In conclusion, investoing more in HART and buses does nothing – buses are only as good as the roads they drive on and area roadways are over congested.
But let’s only focus on the failure potential with trying something different! Cuz the. Crrent situation sucks and the closed minds can’t see anything besides further failure in this town. Nice attitude.
Denis Baldwin
1 year ago
Anonymous – I honestly hope I’m wrong. I’d love for Tampa to be the new NYC, with it’s complex and relatively quick/expansive/effective rail system. I’m just not counting on it in this economy, with this political roadblock and with the mindset of most of the residence.
It’s easier for any one of us to move to the rail than the rail to come to us, is it not?
Tino
1 year ago
Every city that has used the “NYC has it, and it works, so should we” has failed miserably. Portland, St. Louis, you name it. Do you ever see us having a population density of tens of thousands per square mile? If your initial assumptions are grossly wrong, then so will your final solution.
When public transit is as quick as traveling by car, then people will use it. Period. Chicago? Sure. Manhattan? You bet. Here, it’s never taken me more than 20 minutes to get from downtown to the airport.
Every time I hear someone say “we need a high-speed train line between Tampa and Orlando” I ask them if they have taken the Amtrak service on that very route. I’ve never met anyone who has made the trip, much less even heard that it exists.
Anonymous, I feel sorry for all the people who currently visit Channelside/Ybor from Pinellas. How early do you think they get up to start walking? Should we tear down the parking garages to add more train tracks and stations?
Meredith
1 year ago
Tino, what do you suggest instead? Wait until Tampa *does* suffocate from traffic before taking on rail? Be proactive – establish rail now while land values are negotiable and businesses are in flux. When the dust settles, Tampa can be positioned serve citizens and tourists like a real city. Even Charlotte NC makes Tampa look like a backwater by comparison. Why perpetuate that? When gas climbs back to $4+ per gallon and people are desperate for alternative transportation, what will Tampa offer? “Oh, we thought it would fail.” Well great, thanks for foresight, dickweeds.

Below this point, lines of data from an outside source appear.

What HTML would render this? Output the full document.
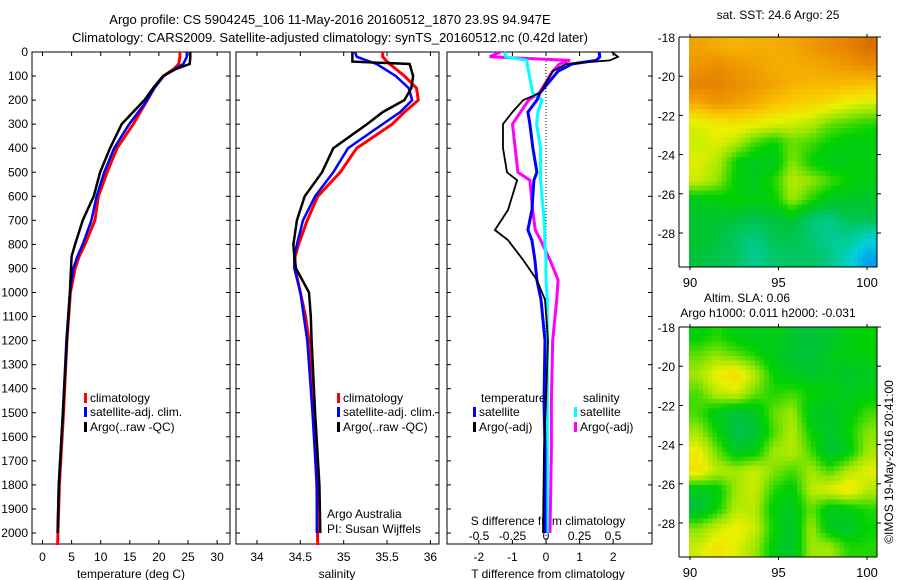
<!DOCTYPE html>
<html><head><meta charset="utf-8">
<style>
html,body{margin:0;padding:0;background:#fff;}
svg{display:block;font-family:"Liberation Sans",sans-serif;font-size:12px;}
</style></head>
<body>
<svg id="chart" width="900" height="580" viewBox="0 0 900 580" xmlns="http://www.w3.org/2000/svg">
<text x="330" y="24" text-anchor="middle" font-size="13">Argo profile: CS 5904245_106 11-May-2016 20160512_1870 23.9S 94.947E</text>
<text x="330" y="42" text-anchor="middle" font-size="13">Climatology: CARS2009. Satellite-adjusted climatology: synTS_20160512.nc (0.42d later)</text>
<g id="g"></g>
</svg>
<script>
// ---- profile data ----
const tDepth=[0,20,50,70,100,150,200,300,400,500,600,700,800,850,900,1000,1200,1500,1800,2000];
const tClim=[23.6,23.6,23.4,22.6,20.8,19.2,18.0,15.6,12.8,11.1,9.6,9.0,7.3,6.3,5.6,4.8,4.2,3.6,2.9,2.6];
const tSat=[24.8,24.8,24.2,22.8,20.8,19.2,18.0,14.9,12.3,10.6,9.3,8.4,6.9,6.0,5.3,4.7,4.1,3.5,2.8,2.6];
const tArgo=[25.4,25.4,25.3,23.0,20.7,19.0,17.5,13.6,11.6,9.9,8.8,6.9,5.6,5.0,4.9,4.7,4.2,3.5,2.8,2.6];
const sDepth=[0,20,40,50,100,150,200,250,300,400,500,600,700,800,850,900,1000,1100,1200,1500,1800,2000];
const sClim=[35.45,35.45,35.5,35.53,35.7,35.84,35.86,35.7,35.56,35.15,34.96,34.70,34.58,34.48,34.44,34.44,34.50,34.56,34.60,34.65,34.69,34.70];
const sSat=[35.13,35.15,35.3,35.38,35.6,35.75,35.79,35.65,35.45,35.05,34.88,34.67,34.53,34.46,34.43,34.43,34.50,34.54,34.58,34.64,34.69,34.69];
const sArgo=[35.10,35.10,35.1,35.76,35.8,35.78,35.70,35.45,35.27,34.88,34.75,34.55,34.46,34.42,34.43,34.45,34.60,34.62,34.63,34.67,34.72,34.73];
const dDepth=[0,20,35,50,80,170,200,250,300,400,500,533,657,740,782,865,948,1030,1200,1450,1650,2000];
const dTsat=[1.58,1.6,1.5,0.77,0.36,-0.18,-0.27,-0.54,-0.48,-0.39,-0.27,-0.36,-0.42,-0.54,-0.42,-0.33,-0.27,-0.15,-0.03,-0.06,-0.03,-0.03];
const dTargo=[1.96,2.14,1.9,0.6,0.2,-0.18,-0.68,-1.0,-1.28,-1.28,-1.16,-0.86,-1.13,-1.52,-1.13,-0.68,-0.27,-0.03,0.06,0.0,-0.06,-0.09];
const dSsat=[-0.31,-0.3,-0.14,-0.14,-0.13,-0.10,-0.03,-0.06,-0.07,-0.04,-0.04,-0.04,-0.02,-0.01,-0.01,0.0,0.0,0.01,0.01,0.01,0.01,0.01];
const dSargo=[-0.34,-0.42,0.18,0.10,0.05,-0.05,-0.13,-0.19,-0.25,-0.23,-0.21,-0.12,-0.10,-0.08,-0.04,0.03,0.09,0.08,0.05,0.04,0.04,0.03];
const depthTicks=[0,100,200,300,400,500,600,700,800,900,1000,1100,1200,1300,1400,1500,1600,1700,1800,1900,2000];
const tTicks=[0,5,10,15,20,25,30];
const sTicks=[34,34.5,35,35.5,36];
const dtTicks=[-2,-1,0,1,2];
const dsTicks=[-0.5,-0.25,0,0.25,0.5];
const dsTickLabels=["-0.5","-0.25","0","0.25","0.5"];
// ---- map data (10 lon cols x 12 lat rows, normalized colour value) ----
const mapLonTicks=[90,95,100];
const mapLatTicks=[-18,-20,-22,-24,-26,-28];
const sstGrid=[
[.78,.76,.75,.76,.76,.77,.80,.82,.84,.88],
[.80,.82,.80,.78,.76,.76,.77,.78,.80,.82],
[.84,.84,.82,.80,.78,.75,.74,.74,.73,.72],
[.76,.80,.78,.76,.72,.70,.68,.66,.62,.60],
[.62,.64,.66,.64,.62,.60,.58,.52,.50,.48],
[.60,.62,.58,.50,.46,.52,.50,.46,.44,.44],
[.62,.58,.46,.42,.42,.54,.46,.42,.44,.44],
[.60,.55,.45,.42,.48,.58,.55,.50,.46,.44],
[.42,.44,.46,.44,.45,.56,.48,.42,.40,.40],
[.40,.40,.38,.36,.38,.40,.32,.30,.36,.36],
[.40,.38,.34,.30,.36,.36,.32,.28,.28,.22],
[.38,.36,.34,.28,.32,.34,.34,.30,.22,.12]];
const slaGrid=[
[.45,.48,.44,.42,.44,.40,.38,.40,.44,.46],
[.52,.55,.52,.48,.42,.40,.38,.42,.44,.45],
[.56,.64,.68,.58,.46,.42,.40,.42,.40,.42],
[.50,.58,.60,.52,.48,.50,.46,.44,.42,.44],
[.50,.42,.38,.40,.52,.56,.42,.40,.44,.50],
[.56,.46,.36,.38,.50,.58,.46,.40,.46,.54],
[.64,.52,.42,.44,.56,.58,.50,.38,.44,.56],
[.66,.58,.56,.60,.54,.50,.56,.50,.58,.62],
[.42,.44,.56,.60,.48,.44,.58,.62,.66,.58],
[.38,.46,.58,.58,.44,.42,.52,.42,.44,.48],
[.54,.60,.64,.60,.46,.40,.56,.42,.40,.46],
[.60,.66,.62,.56,.44,.40,.56,.56,.48,.48]];

const NS='http://www.w3.org/2000/svg';
const G=document.getElementById('g');
function mk(tag,attrs,parent){const e=document.createElementNS(NS,tag);for(const k in attrs)e.setAttribute(k,attrs[k]);(parent||G).appendChild(e);return e;}
const TOP=52,BOT=544;
const yD=d=>TOP+d*0.2405;
const xT=v=>42.5+v*5.82;
const xS=v=>257+(v-34)*86.7;
const xDT=v=>546+v*33.6;
const xDS=v=>546+v*134;

function line(xs,ds,fx,color,w,name){
  const pts=xs.map((v,i)=>fx(v).toFixed(1)+','+yD(ds[i]).toFixed(1)).join(' ');
  const p=mk('polyline',{points:pts,fill:'none',stroke:color,'stroke-width':w,'stroke-linejoin':'miter'});
  
  
}
function txt(x,y,s,anchor,name,extra){
  const t=mk('text',Object.assign({x:x,y:y,'text-anchor':anchor||'start'},extra||{}));
  t.textContent=s;
  
  
  return t;
}
function frame(x0,x1,name,leftLabels){
  const r=mk('rect',{x:x0,y:TOP,width:x1-x0,height:BOT-TOP,fill:'none',stroke:'#000','stroke-width':1});
  
  
  depthTicks.forEach(d=>{
    mk('line',{x1:x0,x2:x0+4,y1:yD(d),y2:yD(d),stroke:'#000'});
    mk('line',{x1:x1,x2:x1-4,y1:yD(d),y2:yD(d),stroke:'#000'});
    if(leftLabels) txt(x0-4,yD(d)+4,String(d),'end','depth-tick-label');
  });
}
// panel 1
frame(32,230,'temperature-panel',true);
tTicks.forEach(v=>{mk('line',{x1:xT(v),x2:xT(v),y1:BOT,y2:BOT-4,stroke:'#000'});mk('line',{x1:xT(v),x2:xT(v),y1:TOP,y2:TOP+4,stroke:'#000'});txt(xT(v),561,String(v),'middle','temperature-tick-label');});
txt(131,578,'temperature (deg C)','middle','temperature-axis-title');
line(tClim,tDepth.map((d,i)=>i==tDepth.length-1?2050:d),xT,'#f00',3,'temp-climatology-line');
line(tSat,tDepth,xT,'#00f',2.5,'temp-satellite-line');
line(tArgo,tDepth,xT,'#000',2.5,'temp-argo-line');
// panel 2
frame(236,439,'salinity-panel',false);
sTicks.forEach(v=>{mk('line',{x1:xS(v),x2:xS(v),y1:BOT,y2:BOT-4,stroke:'#000'});mk('line',{x1:xS(v),x2:xS(v),y1:TOP,y2:TOP+4,stroke:'#000'});txt(xS(v),561,String(v),'middle','salinity-tick-label');});
txt(337,578,'salinity','middle','salinity-axis-title');
line(sClim,sDepth.map((d,i)=>i==sDepth.length-1?2050:d),xS,'#f00',3,'sal-climatology-line');
line(sSat,sDepth,xS,'#00f',2.5,'sal-satellite-line');
line(sArgo,sDepth,xS,'#000',2.5,'sal-argo-line');
// panel 3
frame(447,652,'difference-panel',false);
mk('line',{x1:546,x2:546,y1:TOP,y2:BOT,stroke:'#000','stroke-dasharray':'1,2'});
dtTicks.forEach(v=>{mk('line',{x1:xDT(v),x2:xDT(v),y1:BOT,y2:BOT-4,stroke:'#000'});mk('line',{x1:xDT(v),x2:xDT(v),y1:TOP,y2:TOP+4,stroke:'#000'});txt(xDT(v),561,String(v),'middle','t-diff-tick-label');});
dsTicks.forEach((v,i)=>txt(xDS(v),540,dsTickLabels[i],'middle','s-diff-tick-label'));
txt(548,525,'S difference from climatology','middle','s-diff-axis-title');
txt(548,578,'T difference from climatology','middle','t-diff-axis-title');
line(dSargo,dDepth,xDS,'#f0f',3,'s-diff-argo-line');
line(dSsat,dDepth,xDS,'#0ff',3,'s-diff-satellite-line');
line(dTsat,dDepth,xDT,'#00f',3,'t-diff-satellite-line');
line(dTargo,dDepth,xDT,'#000',1.8,'t-diff-argo-line');
// legends
function leg(x,y,color,label,name){
  mk('rect',{x:x,y:y-9,width:3,height:10,fill:color});
  txt(x+6,y,label,'start',name);
}
leg(84,402,'#f00','climatology','legend-climatology');
leg(84,416,'#00f','satellite-adj. clim.','legend-satellite');
leg(84,431,'#000','Argo(..raw -QC)','legend-argo');
leg(337,402,'#f00','climatology','legend-climatology-2');
leg(337,416,'#00f','satellite-adj. clim.','legend-satellite-2');
leg(337,431,'#000','Argo(..raw -QC)','legend-argo-2');
txt(481,402,'temperature','start','legend-temperature-header');
txt(583,402,'salinity','start','legend-salinity-header');
leg(473,416,'#00f','satellite','legend-t-satellite');
leg(473,431,'#000','Argo(-adj)','legend-t-argo');
leg(574,416,'#0ff','satellite','legend-s-satellite');
leg(574,431,'#f0f','Argo(-adj)','legend-s-argo');
txt(327,518,'Argo Australia','start','credit-line-1');
txt(327,533,'PI: Susan Wijffels','start','credit-line-2');

// ---- maps ----
const stops=[[0,[0,90,255]],[0.2,[0,210,220]],[0.38,[0,195,60]],[0.46,[0,210,0]],[0.55,[150,230,0]],[0.63,[235,240,0]],[0.72,[250,195,0]],[0.82,[235,140,0]],[0.9,[215,100,0]],[1,[170,20,0]]];
function cmap(v){
  for(let i=1;i<stops.length;i++){if(v<=stops[i][0]){const a=stops[i-1],b=stops[i];const t=(v-a[0])/(b[0]-a[0]);const c=a[1].map((x,k)=>Math.round(x+(b[1][k]-x)*t));return 'rgb('+c.join(',')+')';}}
  return 'rgb(170,20,0)';
}
function sample(grid,fr,fc){
  const nr=grid.length,nc=grid[0].length;
  const r=Math.max(0,Math.min(nr-1,fr)),c=Math.max(0,Math.min(nc-1,fc));
  const r0=Math.floor(r),c0=Math.floor(c),r1=Math.min(nr-1,r0+1),c1=Math.min(nc-1,c0+1);
  const tr=r-r0,tc=c-c0;
  return (grid[r0][c0]*(1-tc)+grid[r0][c1]*tc)*(1-tr)+(grid[r1][c0]*(1-tc)+grid[r1][c1]*tc)*tr;
}
function map(grid,top,name){
  const x0=689,x1=877,bot=top+230,lonX=l=>690+(l-90)*17.7,latY=l=>top+(-18-l)*19.6;
  const g=mk('g',{'shape-rendering':'crispEdges'});
  
  
  const nr=grid.length,nc=grid[0].length,UP=4;
  const cw=(x1-x0)/(nc*UP),ch=(bot-top)/(nr*UP);
  for(let r=0;r<nr*UP;r++)for(let c=0;c<nc*UP;c++){
    const v=sample(grid,(r+0.5)/UP-0.5,(c+0.5)/UP-0.5);
    const cell=mk('rect',{x:(x0+c*cw).toFixed(2),y:(top+r*ch).toFixed(2),width:(cw+0.6).toFixed(2),height:(ch+0.6).toFixed(2),fill:cmap(v)},g);
    
    
  }
  mk('line',{x1:679,x2:679,y1:top,y2:bot,stroke:'#000'});
  mk('line',{x1:877,x2:877,y1:top,y2:bot,stroke:'#000'});
  mk('line',{x1:679,x2:877,y1:top,y2:top,stroke:'#000'});
  mk('line',{x1:679,x2:877,y1:bot,y2:bot,stroke:'#000'});
  mapLatTicks.forEach(l=>{mk('line',{x1:679,x2:683,y1:latY(l),y2:latY(l),stroke:'#000'});mk('line',{x1:877,x2:881,y1:latY(l),y2:latY(l),stroke:'#000'});txt(675,latY(l)+5,String(l),'end','map-lat-label');});
  mapLonTicks.forEach(l=>{mk('line',{x1:lonX(l),x2:lonX(l),y1:bot,y2:bot+3,stroke:'#000'});mk('line',{x1:lonX(l),x2:lonX(l),y1:top,y2:top-3,stroke:'#000'});txt(lonX(l),bot+20,String(l),'middle','map-lon-label',{'font-size':13});});
}
map(sstGrid,37,'sst-map');
map(slaGrid,327,'sla-map');
txt(778,19,'sat. SST: 24.6 Argo: 25','middle','sst-map-title');
txt(747,302,'Altim. SLA: 0.06','middle','sla-map-title');
txt(768,317,'Argo h1000: 0.011 h2000: -0.031','middle','sla-map-subtitle');
txt(0,0,'\u00a9IMOS 19-May-2016 20:41:00','middle','imos-timestamp',{transform:'translate(893,462) rotate(-90)'});
</script>
</body></html>
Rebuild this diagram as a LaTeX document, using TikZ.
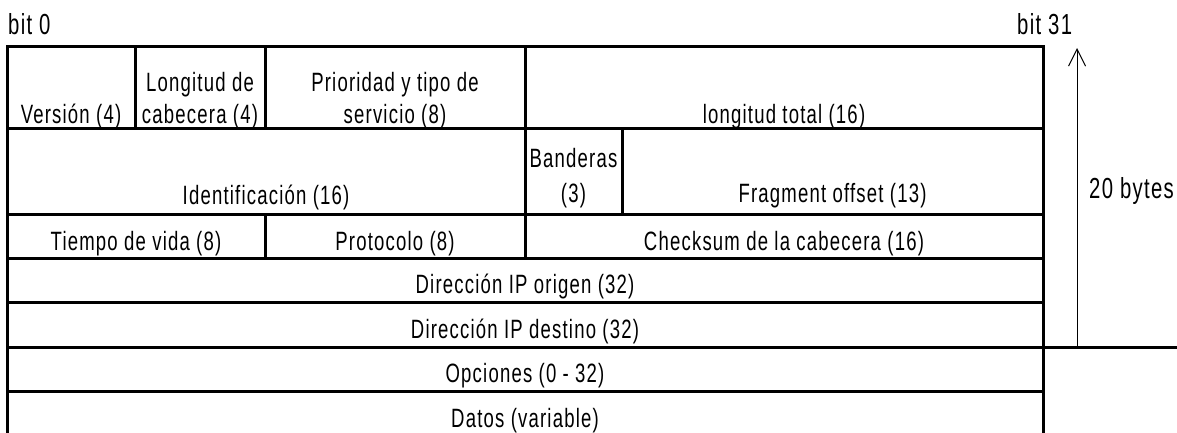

When will this town grow up?
Ed
1 year ago
Anonymous can always be counted on to blow sunshine up your ass when we want to talk about how ti improve Tampa. What problems he says? Why you so negative and have to talk reality he asks?
Metro can work if you can go to work on it, and right now we have been shedding jobs for over a year. I want and believe we need light rail but I also think it is a moot point till we figure out how to handle our job crisis in Tampa.
And Anonymous – what did you think of the Hooper piece in the SP Times that have credit for Deane Robers for leading the call for rail? I love this town, no one does jack but takes credit for anything that gets accomplished or even appears to be done. She is the worst example.
Chris
1 year ago
Be careful what you wish for Tampa. Moved to D.C. a year ago. Metro sucks!!! Overcrowded, poor service, frequent breakdowns in equipment.
I live 6 miles from my office and my average commute is 45+ minutes. It’s another 10-15 minutes to walk to the nearest station, which isn’t bad, unless there’s sleet and ice in the winter, or 100% humidity in the summer. There is a bus connection, but if you’re lucky you’ll get one every 30 minutes.
Then when the weekends come, expect 20-25 minute wait to get a train.